EXERCISE REQUIREMENTS:
Gather from the material every line that contains the string "this".
# start of DATASET EXCERPTS
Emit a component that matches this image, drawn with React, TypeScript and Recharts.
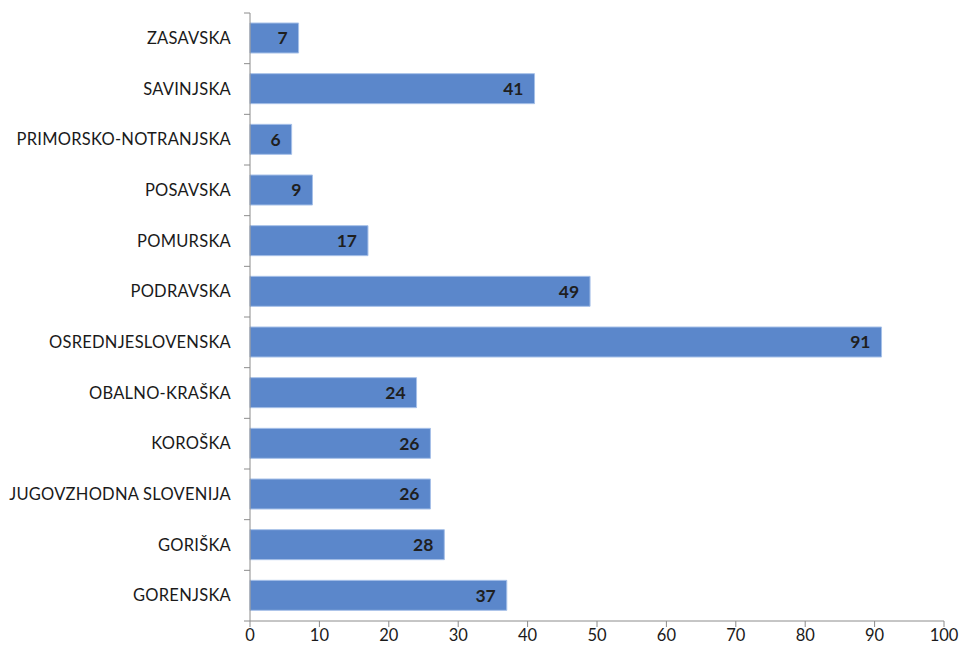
import { BarChart, Bar, XAxis, YAxis, LabelList } from "recharts";

const regions = [
  "ZASAVSKA",
  "SAVINJSKA",
  "PRIMORSKO-NOTRANJSKA",
  "POSAVSKA",
  "POMURSKA",
  "PODRAVSKA",
  "OSREDNJESLOVENSKA",
  "OBALNO-KRAŠKA",
  "KOROŠKA",
  "JUGOVZHODNA SLOVENIJA",
  "GORIŠKA",
  "GORENJSKA",
];
const counts = [7, 41, 6, 9, 17, 49, 91, 24, 26, 26, 28, 37];
const xTicks = [0, 10, 20, 30, 40, 50, 60, 70, 80, 90, 100];

const data = regions.map((region, i) => ({ region, count: counts[i] }));

const FONT = "Lato, 'Open Sans', sans-serif";
const AXIS = "#8c8c8c";

// category ticks sit on band boundaries (Excel style), so draw them by hand
function RegionTick(props: any) {
  const { x, y, payload, index } = props;
  const half = 608 / regions.length / 2;
  return (
    <g>
      <line x1={x + 4} x2={x + 10} y1={y - half} y2={y - half} stroke={AXIS} />
      {index === regions.length - 1 && (
        <line x1={x + 4} x2={x + 10} y1={y + half} y2={y + half} stroke={AXIS} />
      )}
      <text
        x={x - 9}
        y={y}
        dy={5.5}
        textAnchor="end"
        fill="#1a1a1a"
        fontSize={16.5}
        letterSpacing={0.25}
        fontFamily={FONT}
      >
        {payload.value}
      </text>
    </g>
  );
}

export default function App() {
  return (
    <div style={{ position: "absolute", left: 0, top: 0, background: "#fff" }}>
      <BarChart
        width={962}
        height={657}
        data={data}
        layout="vertical"
        margin={{ top: 13, right: 18, bottom: 0, left: 0 }}
        barSize={30}
      >
        <XAxis
          type="number"
          domain={[0, 100]}
          ticks={xTicks}
          interval={0}
          height={36}
          stroke={AXIS}
          tickSize={6}
          tick={{ fill: "#1a1a1a", fontSize: 16.5, fontFamily: FONT }}
        />
        <YAxis
          type="category"
          dataKey="region"
          width={250}
          stroke={AXIS}
          tickLine={false}
          tickSize={8}
          interval={0}
          tick={<RegionTick />}
        />
        <Bar
          dataKey="count"
          fill="#5b87cb"
          stroke="#a6c0e8"
          strokeWidth={1}
          isAnimationActive={false}
        >
          <LabelList
            dataKey="count"
            position="insideRight"
            offset={11}
            fill="#1f1f1f"
            fontSize={17.5}
            fontWeight="bold"
            fontFamily={FONT}
          />
        </Bar>
      </BarChart>
    </div>
  );
}
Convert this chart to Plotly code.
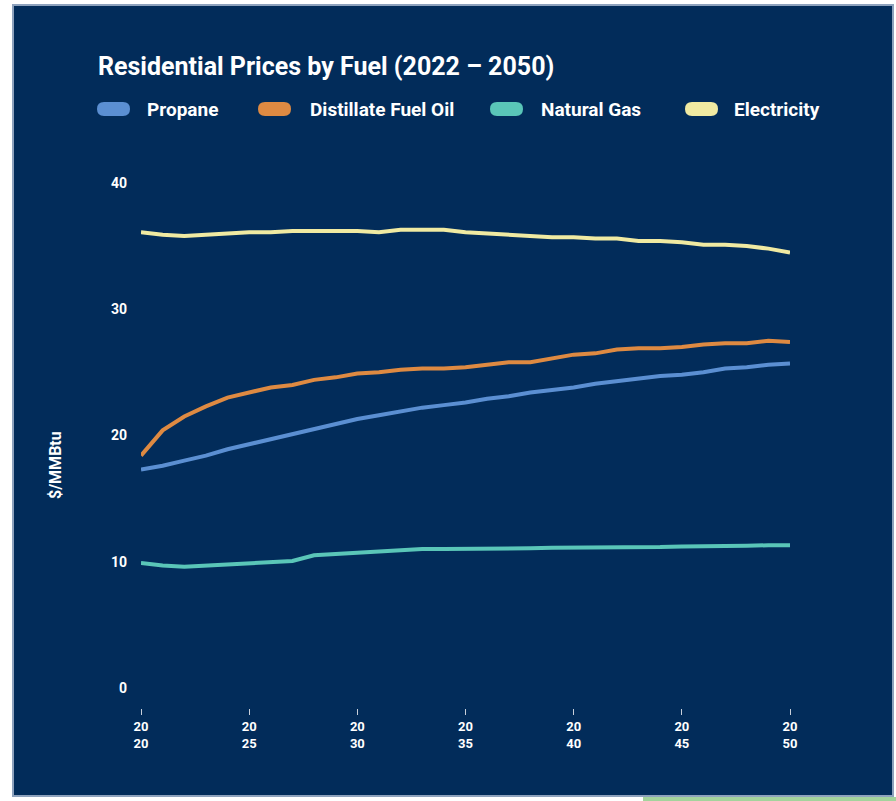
import plotly.graph_objects as go

years = list(range(2020, 2051))
propane = [17.3, 17.6, 18.0, 18.4, 18.9, 19.3, 19.7, 20.1, 20.5, 20.9, 21.3, 21.6, 21.9, 22.2, 22.4,
           22.6, 22.9, 23.1, 23.4, 23.6, 23.8, 24.1, 24.3, 24.5, 24.7, 24.8, 25.0, 25.3, 25.4, 25.6, 25.7]
distillate = [18.4, 20.4, 21.5, 22.3, 23.0, 23.4, 23.8, 24.0, 24.4, 24.6, 24.9, 25.0, 25.2, 25.3, 25.3,
              25.4, 25.6, 25.8, 25.8, 26.1, 26.4, 26.5, 26.8, 26.9, 26.9, 27.0, 27.2, 27.3, 27.3, 27.5, 27.4]
natural_gas = [9.9, 9.7, 9.6, 9.7, 9.8, 9.9, 9.95, 10.05, 10.5, 10.6, 10.7, 10.8, 10.9, 11.0, 11.0,
               11.0, 11.0, 11.05, 11.05, 11.1, 11.1, 11.1, 11.1, 11.15, 11.15, 11.2, 11.2, 11.2, 11.25, 11.3, 11.3]
electricity = [36.1, 35.9, 35.8, 35.9, 36.0, 36.1, 36.1, 36.2, 36.2, 36.2, 36.2, 36.1, 36.3, 36.3, 36.3,
               36.1, 36.0, 35.9, 35.8, 35.7, 35.7, 35.6, 35.6, 35.4, 35.4, 35.3, 35.1, 35.1, 35.0, 34.8, 34.5]

series_names = ["Propane", "Distillate Fuel Oil", "Natural Gas", "Electricity"]
series_values = [propane, distillate, natural_gas, electricity]
colors = ["#5b8fd2", "#de8a42", "#5ac6b8", "#f0eaa2"]

x_tickvals = [2020, 2025, 2030, 2035, 2040, 2045, 2050]
x_ticktext = ["20<br>20", "20<br>25", "20<br>30", "20<br>35", "20<br>40", "20<br>45", "20<br>50"]
y_tickvals = [0, 10, 20, 30, 40]

W, H = 896, 801
PL, PR, PT, PB = 141, 790, 183, 708
pw, ph = PR - PL, PB - PT


def px(x):
    return (x - PL) / pw


def py(y):
    return (PB - y) / ph


BG = "#022c5a"
FONT = "Roboto, sans-serif"

fig = go.Figure()
for name, vals, c in zip(series_names, series_values, colors):
    fig.add_trace(go.Scatter(x=years, y=vals, mode="lines", name=name,
                             line=dict(color=c, width=4, shape="linear"),
                             showlegend=False))

shapes = [
    dict(type="rect", xref="paper", yref="paper", x0=px(13), x1=px(893), y0=py(796), y1=py(5),
         fillcolor=BG, line=dict(color="#8ea2bd", width=2), layer="below"),
    dict(type="rect", xref="paper", yref="paper", x0=px(643), x1=px(896), y0=py(801), y1=py(797),
         fillcolor="#a3d39c", line=dict(width=0), layer="below"),
]

annotations = [
    dict(text="<b>Residential Prices by Fuel (2022 – 2050)</b>", xref="paper", yref="paper",
         x=px(96), y=py(66), xanchor="left", yanchor="middle", showarrow=False,
         font=dict(family=FONT, size=25, color="white")),
    dict(text="<b>$/MMBtu</b>", xref="paper", yref="paper", x=px(55), y=py(465), textangle=-90,
         xanchor="center", yanchor="middle", showarrow=False,
         font=dict(family=FONT, size=16, color="white")),
]

legend_pos = [(97, 145), (258, 308), (490, 539), (685, 732)]
for (mx, tx), name, c in zip(legend_pos, series_names, colors):
    r = 7
    pts = [("M", mx + r, 102), ("L", mx + 33 - r, 102), ("Q", mx + 33, 102, mx + 33, 109),
           ("Q", mx + 33, 116, mx + 33 - r, 116), ("L", mx + r, 116), ("Q", mx, 116, mx, 109),
           ("Q", mx, 102, mx + r, 102)]
    segs = []
    for seg in pts:
        cmd = seg[0]
        coords = seg[1:]
        pairs = []
        for i in range(0, len(coords), 2):
            pairs.append(f"{px(coords[i])},{py(coords[i + 1])}")
        segs.append(cmd + " " + " ".join(pairs))
    shapes.append(dict(type="path", xref="paper", yref="paper", path=" ".join(segs) + " Z",
                       fillcolor=c, line=dict(width=0)))
    annotations.append(dict(text="<b>" + name + "</b>", xref="paper", yref="paper", x=px(tx), y=py(109),
                            xanchor="left", yanchor="middle", showarrow=False,
                            font=dict(family=FONT, size=19, color="white")))

fig.update_layout(
    width=W, height=H,
    margin=dict(l=PL, r=W - PR, t=PT, b=H - PB),
    paper_bgcolor="white", plot_bgcolor="rgba(0,0,0,0)",
    shapes=shapes, annotations=annotations, showlegend=False,
    xaxis=dict(range=[2020, 2050], tickvals=x_tickvals, ticktext=x_ticktext,
               showgrid=False, zeroline=False, showline=False,
               ticks="outside", ticklen=6, tickwidth=1, tickcolor="#c8cfd9",
               tickfont=dict(family=FONT, size=13, color="white", weight="bold"),
               ticklabelstandoff=0, fixedrange=True),
    yaxis=dict(range=[-1.6, 40], tickvals=y_tickvals, showgrid=False, zeroline=False,
               showline=False, ticks="",
               tickfont=dict(family=FONT, size=14, color="white", weight="bold"),
               ticklabelstandoff=13, fixedrange=True),
)

fig.write_html("out.html")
# end of DATASET EXCERPTS
ANSWER TO THE TASK:
Emit a component that matches this image, drawn with React, TypeScript and Recharts.
Convert this chart to Plotly code.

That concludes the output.